Марсель Пруст отдал жизнь, чтобы жило его творение, и это небывалый случай: Бальзака, например, его кредиторы буквально привязывали к столу, чтобы получить с него свои деньги. Пруст же удалился от мира, чтобы сотворить мир. Несомненно, болезнь способствовала его отрешению от жизни, хотя с такой же легкостью могла склонить к поискам излишеств, к веселой компании, к наслаждениям, которые помогли бы ему отвлечься от своего недуга.
Среди голых стен, где он покоился, мы наконец поняли его странный аскетизм, полнейшее отречение от всего, кроме творчества, отречение, дошедшее до отказа от пищи, когда он вдруг внушил себе, будто голодание поможет ему выздороветь, даст отсрочку для завершения героической и безумной погони за «утраченным временем».
В последнюю ночь он еще диктовал свои размышления о смерти, заметив: «Это пригодится для смерти Бергота» *. А на грязной этикетке от пузырька с настойкой мы увидели несколько неразборчивых слов, которые он напоследок нацарапал: понять можно было только фамилию Форшвиль; да, до последней минуты его создания жили сущностью их создателя, высасывая из него остатки жизни.
В этой ужасающе безликой «меблированной» келье у тела литератора, который любил литературу до такой степени, что умер ради нее, нам вспомнилась молитва Паскаля, просившего бога научить его использовать болезни во благо.
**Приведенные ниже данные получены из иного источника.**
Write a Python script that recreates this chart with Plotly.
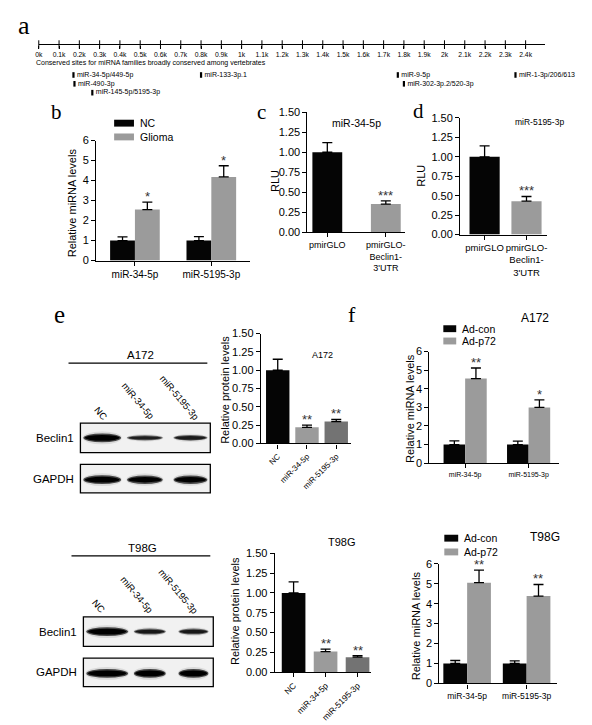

Как же следует использовать телесный недуг? Марсель Пруст, такой же хилый и больной, как Паскаль, подобно ему, задал себе этот вопрос и, подобно ему, ответил полным самоотречением. Вне всякого сомнения, он превосходно использовал болезнь, но в отличие от того же Паскаля, постигавшего непреходящее, обратился к тому, что преходит. Отрезанный от мира страданиями, он в период отшельничества в определенном смысле извлекал из себя вселенную, которую вобрал в период светской жизни. Он не только населил эту вселенную бесчисленным множеством людей, находящихся на разных уровнях общественной, чувственной и сексуальной жизни, но и задерживал мгновения, дни, поворот дороги в определенный час определенного года и вдруг в своей почти голой комнате улавливал, подобно порхающей бабочке, аромат живой изгороди из боярышника.